═════ Information provided
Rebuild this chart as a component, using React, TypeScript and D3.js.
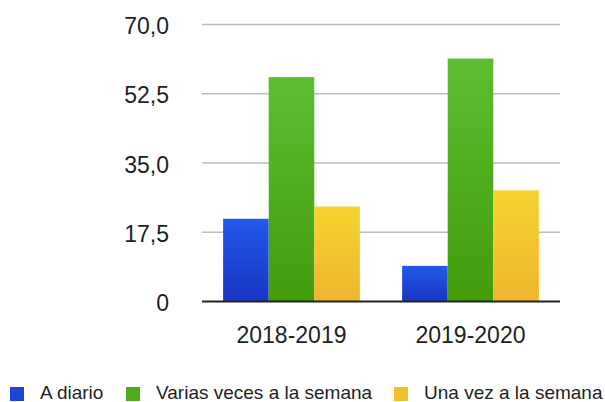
import * as d3 from "d3";
import { useEffect, useRef } from "react";

const categories = ["2018-2019", "2019-2020"];
const seriesNames = ["A diario", "Varias veces a la semana", "Una vez a la semana"];
const aDiario = [20.9, 9.0];
const variasVeces = [56.7, 61.4];
const unaVez = [24.0, 28.1];
const yTicks = [0, 17.5, 35, 52.5, 70];

const W = 605;
const H = 402;

export default function App() {
  const ref = useRef<SVGSVGElement>(null);

  useEffect(() => {
    if (!ref.current) return;
    const svg = d3.select(ref.current);
    svg.selectAll("*").remove();

    const font = "'Liberation Sans', Arial, Helvetica, sans-serif";
    const left = 202;
    const right = 560;
    const top = 24.5;
    const bottom = 301.5;

    const series = [aDiario, variasVeces, unaVez];
    const grads = [
      ["#2259ea", "#1a34c2"],
      ["#5cbe30", "#439c0b"],
      ["#f6d430", "#efb52d"],
    ];
    const colors = ["#1d45d8", "#4fab1c", "#f2c02e"];

    const defs = svg.append("defs");
    grads.forEach((g, i) => {
      const lg = defs
        .append("linearGradient")
        .attr("id", `grad${i}`)
        .attr("x1", 0)
        .attr("y1", 0)
        .attr("x2", 0)
        .attr("y2", 1);
      lg.append("stop").attr("offset", "0%").attr("stop-color", g[0]);
      lg.append("stop").attr("offset", "100%").attr("stop-color", g[1]);
    });

    const x = d3
      .scaleBand()
      .domain(categories)
      .range([left, right])
      .paddingInner(0.236)
      .paddingOuter(0.118);
    const xs = d3
      .scaleBand()
      .domain(seriesNames)
      .range([0, x.bandwidth()]);
    const y = d3.scaleLinear().domain([0, 70]).range([bottom, top]);

    const fmt = (v: number) => (v === 0 ? "0" : v.toFixed(1).replace(".", ","));

    // gridlines
    svg
      .append("g")
      .selectAll("line")
      .data(yTicks.filter((t) => t > 0))
      .enter()
      .append("line")
      .attr("x1", left)
      .attr("x2", right)
      .attr("y1", (d) => y(d))
      .attr("y2", (d) => y(d))
      .attr("stroke", "#bdbdbd")
      .attr("stroke-width", 1.5);

    // y labels
    svg
      .append("g")
      .selectAll("text")
      .data(yTicks)
      .enter()
      .append("text")
      .attr("x", 169)
      .attr("y", (d) => y(d) + 9.5)
      .attr("text-anchor", "end")
      .attr("font-family", font)
      .attr("font-size", 23)
      .attr("fill", "#1e1e1e")
      .text(fmt);

    // bars
    series.forEach((vals, si) => {
      svg
        .append("g")
        .selectAll("rect")
        .data(vals)
        .enter()
        .append("rect")
        .attr("x", (_, i) => x(categories[i])! + xs(seriesNames[si])!)
        .attr("y", (d) => y(d))
        .attr("width", xs.bandwidth())
        .attr("height", (d) => bottom - y(d))
        .attr("fill", `url(#grad${si})`);
    });

    // baseline
    svg
      .append("line")
      .attr("x1", left)
      .attr("x2", right)
      .attr("y1", bottom)
      .attr("y2", bottom)
      .attr("stroke", "#222")
      .attr("stroke-width", 2);

    // x labels
    svg
      .append("g")
      .selectAll("text")
      .data(categories)
      .enter()
      .append("text")
      .attr("x", (d) => x(d)! + x.bandwidth() / 2)
      .attr("y", 343)
      .attr("text-anchor", "middle")
      .attr("font-family", font)
      .attr("font-size", 23)
      .attr("fill", "#1e1e1e")
      .text((d) => d);

    // legend
    const legendX = [10, 126, 394];
    const lg = svg
      .append("g")
      .selectAll("g")
      .data(seriesNames)
      .enter()
      .append("g")
      .attr("transform", (_, i) => `translate(${legendX[i]},0)`);
    lg.append("rect")
      .attr("x", 0)
      .attr("y", 387)
      .attr("width", 14)
      .attr("height", 14)
      .attr("fill", (_, i) => colors[i]);
    lg.append("text")
      .attr("x", 30)
      .attr("y", 399)
      .attr("font-family", font)
      .attr("font-size", 19)
      .attr("fill", "#1e1e1e")
      .text((d) => d);
  }, []);

  return (
    <svg
      ref={ref}
      width={W}
      height={H}
      style={{ position: "absolute", left: 0, top: 0, background: "#fff" }}
    ></svg>
  );
}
══════════
### Task statement
Quote the data above in full and without alteration; skip the pictures.

### Response
Rebuild this chart as a component, using React, TypeScript and D3.js.
import * as d3 from "d3";
import { useEffect, useRef } from "react";

const categories = ["2018-2019", "2019-2020"];
const seriesNames = ["A diario", "Varias veces a la semana", "Una vez a la semana"];
const aDiario = [20.9, 9.0];
const variasVeces = [56.7, 61.4];
const unaVez = [24.0, 28.1];
const yTicks = [0, 17.5, 35, 52.5, 70];

const W = 605;
const H = 402;

export default function App() {
  const ref = useRef<SVGSVGElement>(null);

  useEffect(() => {
    if (!ref.current) return;
    const svg = d3.select(ref.current);
    svg.selectAll("*").remove();

    const font = "'Liberation Sans', Arial, Helvetica, sans-serif";
    const left = 202;
    const right = 560;
    const top = 24.5;
    const bottom = 301.5;

    const series = [aDiario, variasVeces, unaVez];
    const grads = [
      ["#2259ea", "#1a34c2"],
      ["#5cbe30", "#439c0b"],
      ["#f6d430", "#efb52d"],
    ];
    const colors = ["#1d45d8", "#4fab1c", "#f2c02e"];

    const defs = svg.append("defs");
    grads.forEach((g, i) => {
      const lg = defs
        .append("linearGradient")
        .attr("id", `grad${i}`)
        .attr("x1", 0)
        .attr("y1", 0)
        .attr("x2", 0)
        .attr("y2", 1);
      lg.append("stop").attr("offset", "0%").attr("stop-color", g[0]);
      lg.append("stop").attr("offset", "100%").attr("stop-color", g[1]);
    });

    const x = d3
      .scaleBand()
      .domain(categories)
      .range([left, right])
      .paddingInner(0.236)
      .paddingOuter(0.118);
    const xs = d3
      .scaleBand()
      .domain(seriesNames)
      .range([0, x.bandwidth()]);
    const y = d3.scaleLinear().domain([0, 70]).range([bottom, top]);

    const fmt = (v: number) => (v === 0 ? "0" : v.toFixed(1).replace(".", ","));

    // gridlines
    svg
      .append("g")
      .selectAll("line")
      .data(yTicks.filter((t) => t > 0))
      .enter()
      .append("line")
      .attr("x1", left)
      .attr("x2", right)
      .attr("y1", (d) => y(d))
      .attr("y2", (d) => y(d))
      .attr("stroke", "#bdbdbd")
      .attr("stroke-width", 1.5);

    // y labels
    svg
      .append("g")
      .selectAll("text")
      .data(yTicks)
      .enter()
      .append("text")
      .attr("x", 169)
      .attr("y", (d) => y(d) + 9.5)
      .attr("text-anchor", "end")
      .attr("font-family", font)
      .attr("font-size", 23)
      .attr("fill", "#1e1e1e")
      .text(fmt);

    // bars
    series.forEach((vals, si) => {
      svg
        .append("g")
        .selectAll("rect")
        .data(vals)
        .enter()
        .append("rect")
        .attr("x", (_, i) => x(categories[i])! + xs(seriesNames[si])!)
        .attr("y", (d) => y(d))
        .attr("width", xs.bandwidth())
        .attr("height", (d) => bottom - y(d))
        .attr("fill", `url(#grad${si})`);
    });

    // baseline
    svg
      .append("line")
      .attr("x1", left)
      .attr("x2", right)
      .attr("y1", bottom)
      .attr("y2", bottom)
      .attr("stroke", "#222")
      .attr("stroke-width", 2);

    // x labels
    svg
      .append("g")
      .selectAll("text")
      .data(categories)
      .enter()
      .append("text")
      .attr("x", (d) => x(d)! + x.bandwidth() / 2)
      .attr("y", 343)
      .attr("text-anchor", "middle")
      .attr("font-family", font)
      .attr("font-size", 23)
      .attr("fill", "#1e1e1e")
      .text((d) => d);

    // legend
    const legendX = [10, 126, 394];
    const lg = svg
      .append("g")
      .selectAll("g")
      .data(seriesNames)
      .enter()
      .append("g")
      .attr("transform", (_, i) => `translate(${legendX[i]},0)`);
    lg.append("rect")
      .attr("x", 0)
      .attr("y", 387)
      .attr("width", 14)
      .attr("height", 14)
      .attr("fill", (_, i) => colors[i]);
    lg.append("text")
      .attr("x", 30)
      .attr("y", 399)
      .attr("font-family", font)
      .attr("font-size", 19)
      .attr("fill", "#1e1e1e")
      .text((d) => d);
  }, []);

  return (
    <svg
      ref={ref}
      width={W}
      height={H}
      style={{ position: "absolute", left: 0, top: 0, background: "#fff" }}
    ></svg>
  );
}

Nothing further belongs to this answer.